Проводы покойника. Поиски сюжета
Первой работой Перова, написанной после возвращения в Россию, стала картина Проводы покойника. Если ранние произведения Перова - это обличительный документ с подробным перечислением свидетельств существующего зла, то пафос Проводов покойника - не уличение во зле, а сострадание его жертвам. Настроение картины - немая, бесслезная скорбь бедняков, привычных к несчастью.
Известно, что Перов никак не связывал замысел картины с некрасовской поэмой Мороз-Красный Нос, хотя в зрительском сознании Проводы покойника прочно закреплены как иллюстрация к Некрасову.
И действительно, картина могла бы служить идеальной заставкой поэмы. Но у Некрасова, где также описываются похороны бедного крестьянина, все же присутствует похоронный ритуал, проводы, шествие:
Убитая, скорбная пара
Шли мать и отец впереди.
Ребята с покойником оба
Сидели, не смея рыдать,
И, правя савраской, у гроба
С вожжами их бедная мать
Шагала...
За Дарьей соседей, соседок
Плелась негустая толпа...
Возвращение крестьян с похорон зимою. 1880
Государственная Третьяковская галерея, Москва
Проводы покойника. 1865
Государственная Третьяковская галерея, Москва
У Перова - будничность, обыденность смерти и почти невероятное для крестьянского быта одиночество: нет даже «негустой толпы» соседей, нет «проводов» - просто свозят гроб. Единственным «провожающим» оказывается воющая собака, ей выпала роль хоть как-то «оплакать» умершего хозяина.
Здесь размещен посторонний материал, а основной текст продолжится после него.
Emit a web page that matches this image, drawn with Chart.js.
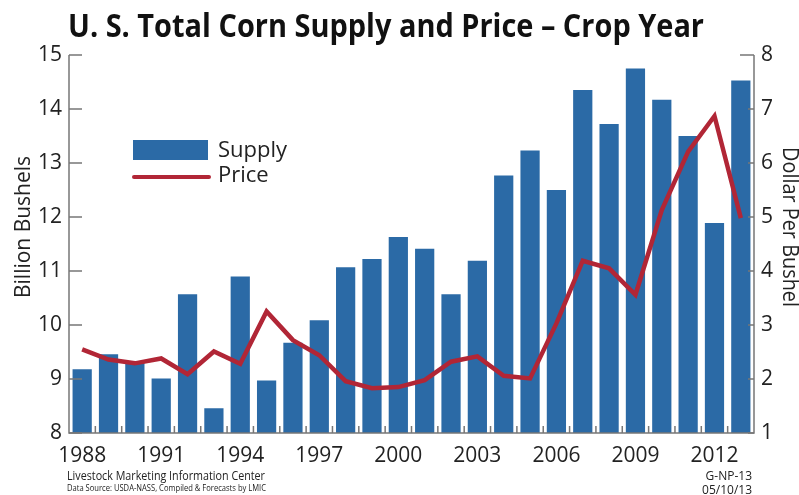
<!DOCTYPE html>
<html>
<head>
<meta charset="utf-8">
<script src="https://cdn.jsdelivr.net/npm/chart.js@4/dist/chart.umd.min.js"></script>
<style>
html,body{margin:0;padding:0;background:#fff;}
#wrap{width:799px;height:495px;position:relative;}
</style>
</head>
<body>
<div id="wrap"><canvas id="c" width="799" height="495"></canvas></div>
<script>
const years = ['1988','1989','1990','1991','1992','1993','1994','1995','1996','1997','1998','1999','2000','2001','2002','2003','2004','2005','2006','2007','2008','2009','2010','2011','2012','2013'];
const supply = [9.18,9.46,9.32,9.01,10.57,8.46,10.90,8.97,9.67,10.09,11.07,11.22,11.63,11.41,10.57,11.19,12.77,13.23,12.50,14.35,13.72,14.75,14.17,13.50,11.89,14.53];
const price = [2.55,2.36,2.29,2.38,2.09,2.51,2.28,3.25,2.72,2.44,1.96,1.83,1.85,1.98,2.32,2.42,2.06,2.01,3.03,4.19,4.05,3.56,5.13,6.21,6.87,4.98];
const xTickLabels = ['1988','1991','1994','1997','2000','2003','2006','2009','2012'];
const leftTicks = [8,9,10,11,12,13,14,15];
const rightTicks = [1,2,3,4,5,6,7,8];

const titleText = 'U. S. Total Corn Supply and Price \u2013 Crop Year';
const leftTitle = 'Billion Bushels';
const rightTitle = 'Dollar Per Bushel';
const footLeft1 = 'Livestock Marketing Information Center';
const footLeft2 = 'Data Source: USDA-NASS, Compiled & Forecasts by LMIC';
const footRight1 = 'G-NP-13';
const footRight2 = '05/10/13';

const BAR = '#2b6aa6';
const LINE = '#b12636';
const AXIS = '#777777';
const TXT = '#222222';
const FONT = "'Open Sans', 'Noto Sans', sans-serif";

const decor = {
  id: 'decor',
  afterDatasetsDraw(chart) {
    const ctx = chart.ctx;
    const a = chart.chartArea;
    const x = chart.scales.x, y = chart.scales.y, y2 = chart.scales.y2;
    ctx.save();
    ctx.strokeStyle = AXIS;
    ctx.lineWidth = 1.5;
    ctx.beginPath();
    ctx.moveTo(a.left, a.top); ctx.lineTo(a.left, a.bottom);
    ctx.lineTo(a.right, a.bottom); ctx.lineTo(a.right, a.top);
    ctx.stroke();
    ctx.beginPath();
    leftTicks.forEach(v => { const py = y.getPixelForValue(v); ctx.moveTo(a.left, py); ctx.lineTo(a.left + 13, py); });
    rightTicks.forEach(v => { const py = y2.getPixelForValue(v); const len = v === 8 ? 14 : 6; ctx.moveTo(a.right, py); ctx.lineTo(a.right - len, py); });
    for (let i = 1; i < years.length; i++) {
      const px = (x.getPixelForValue(i - 1) + x.getPixelForValue(i)) / 2;
      ctx.moveTo(px, a.bottom); ctx.lineTo(px, a.bottom - 7);
    }
    ctx.stroke();
    ctx.restore();
  },
  afterDraw(chart) {
    const ctx = chart.ctx;
    ctx.save();
    ctx.fillStyle = '#111';
    ctx.font = "bold 32px " + FONT;
    ctx.textAlign = 'left';
    ctx.textBaseline = 'alphabetic';
    ctx.fillText(titleText, 68, 37, 636);
    ctx.fillStyle = TXT;
    ctx.font = "21px " + FONT;
    ctx.textAlign = 'center';
    ctx.textBaseline = 'middle';
    ctx.save();
    ctx.translate(24, 227); ctx.rotate(-Math.PI / 2);
    ctx.fillText(leftTitle, 0, 0, 142);
    ctx.restore();
    ctx.save();
    ctx.translate(789, 227); ctx.rotate(Math.PI / 2);
    ctx.fillText(rightTitle, 0, 0, 160);
    ctx.restore();
    const ds = chart.data.datasets;
    ctx.fillStyle = ds[0].backgroundColor;
    ctx.fillRect(133, 140, 75, 20);
    ctx.strokeStyle = ds[1].borderColor;
    ctx.lineWidth = 4;
    ctx.lineCap = 'round';
    ctx.beginPath(); ctx.moveTo(134, 177); ctx.lineTo(209, 177); ctx.stroke();
    ctx.fillStyle = TXT;
    ctx.font = "22px " + FONT;
    ctx.textAlign = 'left';
    ctx.fillText(ds[0].label, 218, 151);
    ctx.fillText(ds[1].label, 218, 176);
    ctx.textBaseline = 'alphabetic';
    ctx.font = "13px " + FONT;
    ctx.fillText(footLeft1, 67, 480, 198);
    ctx.font = "9.5px " + FONT;
    ctx.fillText(footLeft2, 67, 491, 199);
    ctx.textAlign = 'right';
    ctx.font = "12px " + FONT;
    ctx.fillText(footRight1, 752, 480);
    ctx.fillText(footRight2, 752, 494);
    ctx.restore();
  }
};

new Chart(document.getElementById('c'), {
  data: {
    labels: years,
    datasets: [
      { type: 'bar', label: 'Supply', data: supply, yAxisID: 'y', backgroundColor: BAR, borderWidth: 0, barPercentage: 0.73, categoryPercentage: 1, order: 1 },
      { type: 'line', label: 'Price', data: price, yAxisID: 'y2', borderColor: LINE, backgroundColor: LINE, borderWidth: 4.5, pointRadius: 0, tension: 0, order: 0 }
    ]
  },
  options: {
    responsive: false,
    animation: false,
    devicePixelRatio: 1,
    layout: { padding: { top: 55, left: 0, right: 0, bottom: 0 } },
    plugins: { legend: { display: false }, title: { display: false }, tooltip: { enabled: false } },
    scales: {
      x: {
        grid: { display: false, drawTicks: false },
        border: { display: false },
        afterFit: s => { s.height = 62; },
        ticks: {
          autoSkip: false, maxRotation: 0, minRotation: 0, padding: 10,
          color: TXT, font: { family: FONT, size: 21 },
          callback: function (v, i) { const l = years[i]; return xTickLabels.includes(l) ? l : ''; }
        }
      },
      y: {
        position: 'left', min: 8, max: 15,
        grid: { display: false, drawTicks: false },
        border: { display: false },
        afterFit: s => { s.width = 69; },
        ticks: { stepSize: 1, padding: 7, color: TXT, font: { family: FONT, size: 21 } }
      },
      y2: {
        position: 'right', min: 1, max: 8,
        grid: { display: false, drawTicks: false },
        border: { display: false },
        afterFit: s => { s.width = 45; },
        ticks: { stepSize: 1, padding: 7, color: TXT, font: { family: FONT, size: 21 } }
      }
    }
  },
  plugins: [decor]
});
</script>
</body>
</html>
В предыдущих произведениях Перов намеренно обращал к зрителю лица героев, словно призывая читать запечатленные на них следы пороков, уродства, тупой бессмысленности существования. В Проводах покойника он изображает фигуру героини со спины, скрывая от зрителя лицо, проявляя таким образом деликатность художника, который понимает, что рассматривать лицо убитого горем человека было бы в данном случае неуместным, праздным любопытством. Былой изобразительный рассказ превращается в выразительное молчание. Важная роль отведена пейзажу. После основательно подзабытых, эпизодических в первой половине XIX века опытов в изображениях зимы Перов едва ли не первым из русских художников середины века делает зимнюю природу художественной темой своих произведений. В Проводах покойника - застывшая земля, сумрачный косогор, холодная даль. В Тройке - тревожный ветер и метель, в Последнем кабаке у заставы - зимние сумерки, поземка и ледяное небо.